Achieves third- to fourth-order convergence in volume fraction calculations.

Applicable to convex and non-convex hypersurfaces in 3D meshes.

Simplifies numerical procedures for complex unstructured meshes.

Abstract

This paper introduces a novel method for the efficient and accurate computation of volume fractions on unstructured polyhedral meshes, where the phase boundary is an orientable hypersurface, implicitly given as the iso-contour of a sufficiently smooth level-set function. Locally, i.e. in each mesh cell, we compute a principal coordinate system in which the hypersurface can be approximated as the graph of an osculating paraboloid.
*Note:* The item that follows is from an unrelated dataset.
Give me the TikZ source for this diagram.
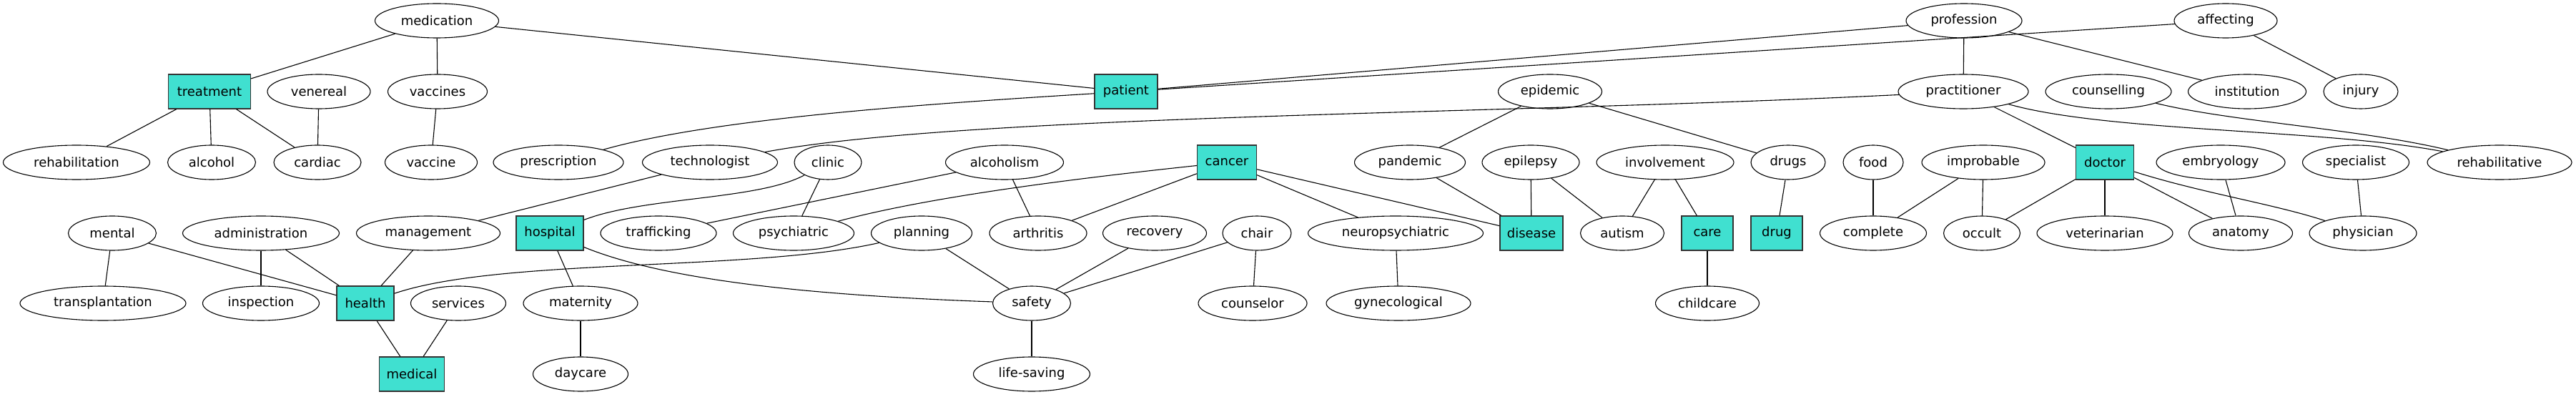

A recursive application of the \textsc{Gaussian} divergence theorem then allows to analytically transform the volume integrals to curve integrals associated to the polyhedron faces, which can be easily approximated numerically by means of standard \textsc{Gauss-Legendre} quadrature. This face-based formulation enables the applicability to unstructured meshes and considerably simplifies the numerical procedure for applications in three spatial dimensions. We discuss the theoretical foundations and provide details of the numerical algorithm. Finally, we present numerical results for convex and non-convex hypersurfaces embedded in cuboidal and tetrahedral meshes, showing both high accuracy and third- to fourth-order convergence with spatial resolution.